Charts and diagrams as code
======

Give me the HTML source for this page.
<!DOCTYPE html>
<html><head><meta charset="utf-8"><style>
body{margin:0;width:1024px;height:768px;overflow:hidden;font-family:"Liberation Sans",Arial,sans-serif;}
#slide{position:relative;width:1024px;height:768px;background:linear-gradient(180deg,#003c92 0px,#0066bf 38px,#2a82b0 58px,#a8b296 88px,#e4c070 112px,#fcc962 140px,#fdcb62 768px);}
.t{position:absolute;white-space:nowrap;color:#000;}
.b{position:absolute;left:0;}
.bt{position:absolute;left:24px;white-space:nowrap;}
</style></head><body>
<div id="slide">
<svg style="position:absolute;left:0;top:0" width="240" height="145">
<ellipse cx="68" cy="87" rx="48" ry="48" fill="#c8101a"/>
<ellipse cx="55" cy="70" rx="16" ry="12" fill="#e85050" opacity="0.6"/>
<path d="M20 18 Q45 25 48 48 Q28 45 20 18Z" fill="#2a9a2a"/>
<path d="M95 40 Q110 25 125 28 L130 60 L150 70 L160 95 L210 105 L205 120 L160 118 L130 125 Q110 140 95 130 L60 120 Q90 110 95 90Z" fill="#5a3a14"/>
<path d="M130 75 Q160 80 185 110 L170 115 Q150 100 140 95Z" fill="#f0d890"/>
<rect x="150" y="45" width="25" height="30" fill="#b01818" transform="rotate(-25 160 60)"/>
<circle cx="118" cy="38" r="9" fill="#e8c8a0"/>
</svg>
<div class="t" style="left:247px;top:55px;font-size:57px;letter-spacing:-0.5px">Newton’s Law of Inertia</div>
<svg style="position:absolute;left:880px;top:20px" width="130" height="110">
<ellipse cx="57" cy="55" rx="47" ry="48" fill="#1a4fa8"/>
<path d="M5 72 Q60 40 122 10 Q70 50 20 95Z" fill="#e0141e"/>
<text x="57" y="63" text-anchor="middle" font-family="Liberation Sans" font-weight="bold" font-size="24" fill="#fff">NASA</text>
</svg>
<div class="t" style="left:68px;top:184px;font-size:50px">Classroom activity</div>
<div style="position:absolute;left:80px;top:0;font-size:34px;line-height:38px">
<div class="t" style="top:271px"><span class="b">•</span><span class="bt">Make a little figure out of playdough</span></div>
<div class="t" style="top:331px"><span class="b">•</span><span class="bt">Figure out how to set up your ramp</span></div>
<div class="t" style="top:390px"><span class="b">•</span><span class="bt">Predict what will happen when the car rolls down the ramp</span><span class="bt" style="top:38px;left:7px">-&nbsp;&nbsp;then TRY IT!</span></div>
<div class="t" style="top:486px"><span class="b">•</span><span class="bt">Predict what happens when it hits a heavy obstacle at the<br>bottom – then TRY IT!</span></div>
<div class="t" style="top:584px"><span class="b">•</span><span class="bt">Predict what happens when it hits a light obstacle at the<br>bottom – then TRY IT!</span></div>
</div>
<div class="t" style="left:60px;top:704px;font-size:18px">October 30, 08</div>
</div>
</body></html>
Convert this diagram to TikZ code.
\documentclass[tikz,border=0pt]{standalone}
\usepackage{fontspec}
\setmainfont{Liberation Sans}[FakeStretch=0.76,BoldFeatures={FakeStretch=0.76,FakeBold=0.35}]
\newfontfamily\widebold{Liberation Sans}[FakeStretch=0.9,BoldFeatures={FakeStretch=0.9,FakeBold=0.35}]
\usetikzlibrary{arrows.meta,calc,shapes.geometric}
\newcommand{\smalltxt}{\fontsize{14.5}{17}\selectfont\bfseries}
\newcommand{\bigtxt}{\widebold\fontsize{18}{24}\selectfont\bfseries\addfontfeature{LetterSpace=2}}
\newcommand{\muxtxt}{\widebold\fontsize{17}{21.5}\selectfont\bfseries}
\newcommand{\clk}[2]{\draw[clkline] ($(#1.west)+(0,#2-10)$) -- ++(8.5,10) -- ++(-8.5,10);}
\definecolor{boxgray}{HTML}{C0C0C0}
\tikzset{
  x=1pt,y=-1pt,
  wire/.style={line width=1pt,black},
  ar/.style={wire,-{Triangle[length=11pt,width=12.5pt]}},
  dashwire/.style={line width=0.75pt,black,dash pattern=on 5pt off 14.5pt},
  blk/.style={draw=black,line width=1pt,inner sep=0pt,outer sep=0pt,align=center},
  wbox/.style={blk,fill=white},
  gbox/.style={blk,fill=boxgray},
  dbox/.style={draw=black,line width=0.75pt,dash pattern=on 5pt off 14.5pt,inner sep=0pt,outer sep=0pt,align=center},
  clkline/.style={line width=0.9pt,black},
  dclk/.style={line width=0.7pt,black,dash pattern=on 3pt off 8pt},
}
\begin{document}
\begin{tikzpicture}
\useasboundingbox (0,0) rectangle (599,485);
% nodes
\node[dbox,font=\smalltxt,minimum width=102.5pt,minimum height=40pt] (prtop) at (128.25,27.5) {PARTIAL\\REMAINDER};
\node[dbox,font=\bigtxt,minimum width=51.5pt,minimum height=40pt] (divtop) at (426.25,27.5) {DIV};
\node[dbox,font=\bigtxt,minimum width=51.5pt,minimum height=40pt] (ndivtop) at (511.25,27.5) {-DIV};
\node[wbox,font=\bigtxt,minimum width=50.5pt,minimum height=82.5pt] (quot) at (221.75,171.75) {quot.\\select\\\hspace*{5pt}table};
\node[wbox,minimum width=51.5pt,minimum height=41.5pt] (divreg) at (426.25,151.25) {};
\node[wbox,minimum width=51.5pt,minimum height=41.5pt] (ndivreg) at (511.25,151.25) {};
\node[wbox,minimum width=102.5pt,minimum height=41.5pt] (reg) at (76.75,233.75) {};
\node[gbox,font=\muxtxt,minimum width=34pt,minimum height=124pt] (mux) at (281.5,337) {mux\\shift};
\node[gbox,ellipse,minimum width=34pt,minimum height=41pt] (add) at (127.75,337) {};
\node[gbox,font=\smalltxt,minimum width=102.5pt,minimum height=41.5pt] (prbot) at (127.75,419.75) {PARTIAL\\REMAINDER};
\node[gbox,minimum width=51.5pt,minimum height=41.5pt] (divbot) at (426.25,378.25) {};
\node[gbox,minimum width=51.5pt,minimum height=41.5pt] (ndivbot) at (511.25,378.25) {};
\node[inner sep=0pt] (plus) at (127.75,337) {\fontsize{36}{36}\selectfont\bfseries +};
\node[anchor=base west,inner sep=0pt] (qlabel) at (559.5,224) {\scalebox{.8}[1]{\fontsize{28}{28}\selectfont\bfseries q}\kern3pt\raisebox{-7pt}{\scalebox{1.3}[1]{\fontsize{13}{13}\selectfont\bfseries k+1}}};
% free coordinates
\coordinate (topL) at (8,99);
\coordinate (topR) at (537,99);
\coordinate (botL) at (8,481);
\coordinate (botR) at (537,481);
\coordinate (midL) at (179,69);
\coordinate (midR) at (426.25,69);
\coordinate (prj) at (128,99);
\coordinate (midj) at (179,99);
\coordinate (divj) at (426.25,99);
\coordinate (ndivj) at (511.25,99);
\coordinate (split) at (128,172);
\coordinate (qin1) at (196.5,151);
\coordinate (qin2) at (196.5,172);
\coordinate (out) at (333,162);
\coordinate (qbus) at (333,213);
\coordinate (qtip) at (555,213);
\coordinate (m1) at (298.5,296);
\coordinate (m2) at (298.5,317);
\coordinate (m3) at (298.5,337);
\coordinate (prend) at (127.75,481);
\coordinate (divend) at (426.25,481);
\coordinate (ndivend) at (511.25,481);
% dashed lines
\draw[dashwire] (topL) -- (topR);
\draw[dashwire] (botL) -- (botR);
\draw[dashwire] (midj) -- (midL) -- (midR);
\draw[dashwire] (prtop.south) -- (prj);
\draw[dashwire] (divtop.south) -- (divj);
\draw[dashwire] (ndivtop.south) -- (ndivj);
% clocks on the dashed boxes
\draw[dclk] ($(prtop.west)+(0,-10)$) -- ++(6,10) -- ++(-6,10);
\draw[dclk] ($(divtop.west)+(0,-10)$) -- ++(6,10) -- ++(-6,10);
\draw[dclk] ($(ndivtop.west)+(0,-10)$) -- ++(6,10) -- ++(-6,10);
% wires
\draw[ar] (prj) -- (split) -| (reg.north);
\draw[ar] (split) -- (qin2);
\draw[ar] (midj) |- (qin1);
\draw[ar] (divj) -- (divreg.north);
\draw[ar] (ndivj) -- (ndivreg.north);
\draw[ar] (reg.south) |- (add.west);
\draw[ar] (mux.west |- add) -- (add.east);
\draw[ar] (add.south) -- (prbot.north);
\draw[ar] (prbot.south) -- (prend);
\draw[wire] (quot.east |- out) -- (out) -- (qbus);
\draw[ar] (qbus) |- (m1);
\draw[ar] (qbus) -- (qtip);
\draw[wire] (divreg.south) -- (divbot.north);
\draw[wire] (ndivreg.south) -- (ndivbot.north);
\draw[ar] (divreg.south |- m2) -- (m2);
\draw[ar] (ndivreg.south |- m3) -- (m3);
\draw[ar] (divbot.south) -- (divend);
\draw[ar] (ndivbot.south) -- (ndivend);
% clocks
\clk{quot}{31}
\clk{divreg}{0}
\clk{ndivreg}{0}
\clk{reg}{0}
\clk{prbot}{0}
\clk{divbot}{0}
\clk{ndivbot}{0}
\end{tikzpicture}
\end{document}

======

**GOAL:** Search the listing for the word "this" and return each line that holds it.

**ANSWER:**
Give me the HTML source for this page.
Convert this diagram to TikZ code.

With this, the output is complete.